WRITTEN TASK: Begin at the top of the records below and return each line exactly through the line with "bin_edges = np.linspace(0, 100, 81)". Skip pictures.

WORKING DATA:
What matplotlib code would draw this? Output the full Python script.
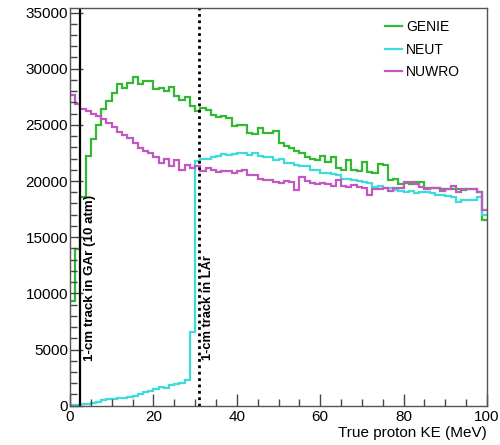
import numpy as np
import matplotlib
matplotlib.use("Agg")
import matplotlib.pyplot as plt

plt.rcParams['font.family'] = ['Liberation Sans', 'DejaVu Sans']

# 80 bins of 1.25 MeV between 0 and 100 MeV
bin_edges = np.linspace(0, 100, 81)

genie = [9300, 13950, 18600, 22200, 23750, 25000, 26400, 27100, 27800, 28650,
         28250, 28750, 29250, 28600, 28900, 28900, 28200, 28250, 28000, 28400,
         27550, 27200, 27500, 26700, 26200, 26500, 26300, 25900, 25700, 25800,
         25600, 24900, 25000, 24950, 24250, 24150, 24700, 24250, 24300, 24450,
         23400, 23100, 22900, 22650, 22500, 22100, 22000, 21900, 22200, 21700,
         22100, 21200, 21000, 21900, 21000, 20900, 21700, 20800, 20700, 21500,
         21400, 20100, 20200, 19700, 19800, 19750, 19950, 19900, 19400, 19350,
         19400, 19300, 19250, 19300, 19250, 19200, 19250, 19250, 19000, 16500]

neut = [30, 60, 130, 170, 280, 330, 480, 560, 620, 700,
        730, 780, 900, 1050, 1220, 1350, 1500, 1700, 1550, 1800,
        1900, 2050, 2250, 6600, 21750, 21950, 22000, 22150, 22200, 22400,
        22300, 22400, 22450, 22450, 22300, 22450, 22200, 22150, 22150, 21900,
        21950, 21600, 21600, 21450, 21300, 21300, 21000, 21000, 20700, 20700,
        20600, 20500, 20200, 20150, 20100, 20000, 19900, 19800, 19500, 19550,
        19400, 19350, 19200, 19100, 19050, 19100, 18900, 19000, 19050, 18950,
        18750, 18800, 18650, 18550, 18150, 18300, 18350, 18300, 18550, 17000]

nuwro = [27700, 26900, 26400, 26200, 25950, 25750, 25500, 25150, 24850, 24400,
         24100, 23800, 23400, 22950, 22700, 22450, 22150, 21600, 22000, 21300,
         21900, 21000, 21400, 21200, 21300, 20900, 21200, 21000, 20800, 20900,
         20850, 20700, 20850, 20950, 20550, 20500, 20200, 20100, 20050, 19950,
         19800, 20000, 19950, 19200, 20350, 20000, 19850, 19700, 19800, 19750,
         19600, 20100, 19550, 19500, 19650, 19450, 19400, 18800, 19300, 19250,
         19400, 19150, 19400, 19400, 19900, 19950, 19700, 19450, 19300, 19350,
         19350, 19150, 19300, 19600, 19050, 19250, 19250, 19250, 19050, 17400]

series_names = ["GENIE", "NEUT", "NUWRO"]
series_colors = ["#33b833", "#3fdada", "#c258c2"]

gar_cut = 2.4     # MeV, 1-cm track in gaseous argon
lar_cut = 31.0    # MeV, 1-cm track in liquid argon

fig = plt.figure(figsize=(5.0, 4.45), dpi=100)
ax = fig.add_axes([0.14, 0.0883, 0.834, 0.8937])

for vals, name, col in zip([genie, neut, nuwro], series_names, series_colors):
    ax.stairs(vals, bin_edges, baseline=None, color=col, lw=1.6, label=name)

ax.axvline(gar_cut, color="black", lw=1.6)
ax.axvline(lar_cut, color="black", lw=2.0, ls=(0, (1, 1.3)))

ax.text(gar_cut + 2.5, 4000, "1-cm track in GAr (10 atm)", rotation=90,
        ha="center", va="bottom", fontsize=9.6, fontweight="bold")
ax.text(lar_cut + 2.2, 4100, "1-cm track in LAr", rotation=90,
        ha="center", va="bottom", fontsize=9.3, fontweight="bold")

ax.set_xlim(0, 100)
ax.set_ylim(0, 35400)
ax.set_xticks(np.arange(0, 101, 20))
ax.set_xticks(np.arange(0, 101, 5), minor=True)
ax.set_yticks(np.arange(0, 35001, 5000))
ax.set_yticks(np.arange(0, 35001, 1000), minor=True)

ax.tick_params(which="major", direction="in", length=9, width=1.0,
               color="#444444", labelsize=11, pad=3)
ax.tick_params(which="minor", direction="in", length=5, width=1.0,
               color="#444444")
ax.tick_params(axis="y", which="major", pad=1.5)
for sp in ax.spines.values():
    sp.set_color("#555555")
    sp.set_linewidth(1.0)

ax.set_xlabel("True proton KE (MeV)", loc="right", fontsize=11, labelpad=1.5)

ax.legend(loc="upper left", bbox_to_anchor=(0.755, 0.97), frameon=False,
          fontsize=10, handlelength=1.2, handletextpad=0.35,
          labelspacing=0.62, borderaxespad=0, borderpad=0)

fig.savefig("out.png", dpi=100)
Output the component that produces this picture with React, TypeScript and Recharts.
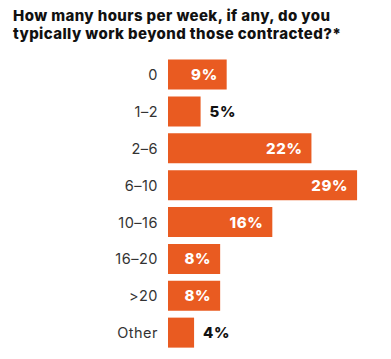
import React from "react";
import { BarChart, Bar, XAxis, YAxis, LabelList } from "recharts";

const categories = ["0", "1–2", "2–6", "6–10", "10–16", "16–20", ">20", "Other"];
const values = [9, 5, 22, 29, 16, 8, 8, 4];
const titleLines = [
  "How many hours per week, if any, do you",
  "typically work beyond those contracted?*",
];

const data = categories.map((c, i) => ({ name: c, value: values[i] }));

const ORANGE = "#E95B21";
const FONT = "Inter, 'Noto Sans', sans-serif";

const ValueLabel = (props: any) => {
  const { x, y, width, height, value } = props;
  const inside = value >= 6;
  const cy = y + height / 2;
  return (
    <text
      x={inside ? x + width - 9 : x + width + 9}
      y={cy}
      textAnchor={inside ? "end" : "start"}
      dominantBaseline="central"
      fill={inside ? "#ffffff" : "#111111"}
      fontFamily={FONT}
      fontWeight={800}
      fontSize={15}
      letterSpacing={0.6}
    >
      {value}%
    </text>
  );
};

export default function App() {
  return (
    <div
      style={{
        position: "absolute",
        left: 0,
        top: 0,
        width: 391,
        height: 359,
        background: "#ffffff",
      }}
    >
      <svg
        width={391}
        height={50}
        style={{ position: "absolute", left: 0, top: 0 }}
      >
        {titleLines.map((t, i) => (
          <text
            key={i}
            x={13}
            y={20.5 + i * 18.3}
            fontFamily={FONT}
            fontWeight={800}
            fontSize={15}
            letterSpacing={0.4}
            fill="#111111"
          >
            {t}
          </text>
        ))}
      </svg>
      <div style={{ position: "absolute", left: 0, top: 0 }}>
        <BarChart
          width={391}
          height={359}
          data={data}
          layout="vertical"
          margin={{ top: 56.5, right: 27.4, bottom: 7.5, left: 0 }}
        >
          <XAxis type="number" domain={[0, 30]} hide />
          <YAxis
            type="category"
            dataKey="name"
            width={168}
            axisLine={false}
            tickLine={false}
            tickMargin={4}
            tick={{
              fill: "#333333",
              fontSize: 14.5,
              fontFamily: FONT,
              letterSpacing: 0.5,
            }}
          />
          <Bar
            dataKey="value"
            fill={ORANGE}
            barSize={30}
            isAnimationActive={false}
          >
            <LabelList dataKey="value" content={<ValueLabel />} />
          </Bar>
        </BarChart>
      </div>
    </div>
  );
}
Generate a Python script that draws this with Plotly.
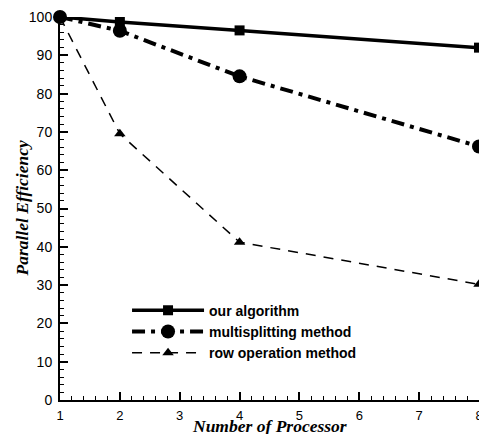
import plotly.graph_objects as go

processors = [1, 2, 4, 8]
our_algorithm = [100, 98.7, 96.5, 92.0]
multisplitting = [100, 96.4, 84.5, 66.2]
row_operation = [100, 69.5, 41.2, 30.2]

names = ["our algorithm", "multisplitting method", "row operation method"]
x_title = "Number of Processor"
y_title = "Parallel Efficiency"

fig = go.Figure()
fig.add_trace(go.Scatter(
    x=processors, y=our_algorithm, name=names[0], mode="lines+markers",
    line=dict(color="black", width=3.5, dash="solid"),
    marker=dict(symbol="square", size=10, color="black"), cliponaxis=False))
fig.add_trace(go.Scatter(
    x=processors, y=multisplitting, name=names[1], mode="lines+markers",
    line=dict(color="black", width=4, dash="13px,6px,4px,6px"),
    marker=dict(symbol="circle", size=14, color="black"), cliponaxis=False))
fig.add_trace(go.Scatter(
    x=processors, y=row_operation, name=names[2], mode="lines+markers",
    line=dict(color="black", width=1.5, dash="10px,8px"),
    marker=dict(symbol="triangle-up", size=10, color="black"), cliponaxis=False))

title_font = dict(family="Liberation Serif, Times New Roman", size=17.5, color="black",
                  weight="bold", style="italic")

axis_common = dict(
    showline=True, linecolor="black", linewidth=2, mirror=False,
    showgrid=False, zeroline=False, automargin=False,
    ticks="inside", ticklen=8, tickwidth=2, tickcolor="black",
    ticklabeloverflow="allow",
)

fig.update_layout(
    width=479, height=434,
    margin=dict(l=60, r=0, t=17, b=34),
    paper_bgcolor="white", plot_bgcolor="white",
    showlegend=True,
    legend=dict(
        x=0.16, y=0.275, xanchor="left", yanchor="top",
        bgcolor="rgba(0,0,0,0)", borderwidth=0,
        font=dict(family="Liberation Sans, Arial", size=14, color="black", weight="bold"),
        itemwidth=72, tracegroupgap=0,
    ),
    xaxis=dict(
        range=[1, 8], tickmode="linear", tick0=1, dtick=1,
        minor=dict(ticks="inside", ticklen=4, tickwidth=1, tickcolor="black", dtick=0.2),
        ticklabelstandoff=2,
        tickfont=dict(family="Liberation Sans, Arial", size=13, color="black"),
        **axis_common),
    yaxis=dict(
        range=[0, 100], tickmode="linear", tick0=0, dtick=10,
        minor=dict(ticks="inside", ticklen=4, tickwidth=1, tickcolor="black", dtick=2),
        ticklabelstandoff=3,
        tickfont=dict(family="Liberation Sans, Arial", size=14, color="black"),
        **axis_common),
    annotations=[
        dict(text=x_title, xref="paper", yref="paper", x=0.5, y=-0.067,
             xanchor="center", yanchor="middle", showarrow=False, font=title_font),
        dict(text=y_title, xref="paper", yref="paper", x=-0.0907, y=0.5,
             xanchor="center", yanchor="middle", textangle=-90, showarrow=False,
             font=title_font),
    ],
)

fig.write_html("out.html")
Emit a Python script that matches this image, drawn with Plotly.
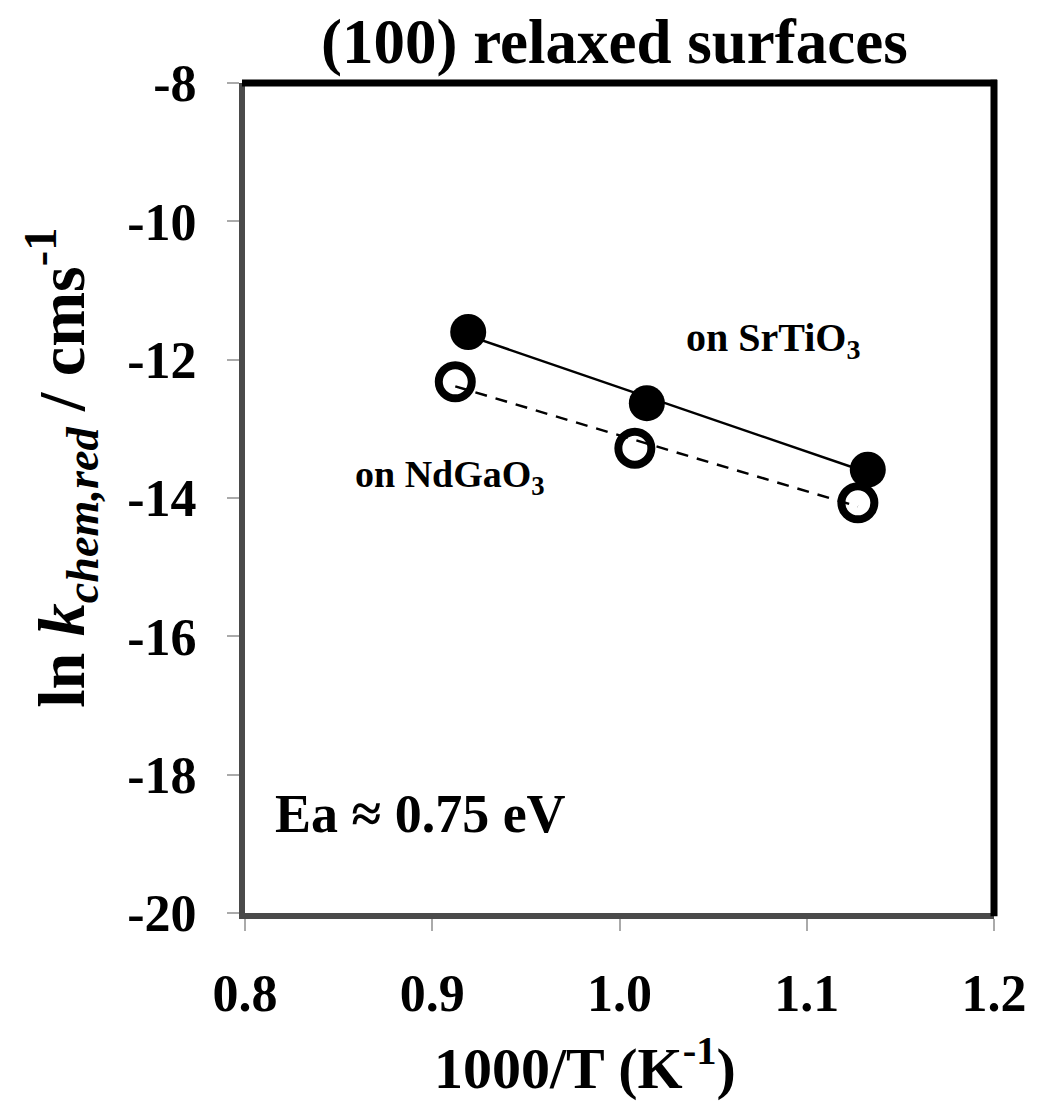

SOLUTION TO THIS PROBLEM:
What matplotlib code would draw this? Output the full Python script.
import numpy as np
import matplotlib
matplotlib.use("Agg")
import matplotlib.pyplot as plt

plt.rcParams['font.family'] = ['Liberation Sans', 'DejaVu Sans']

# 80 bins of 1.25 MeV between 0 and 100 MeV
bin_edges = np.linspace(0, 100, 81)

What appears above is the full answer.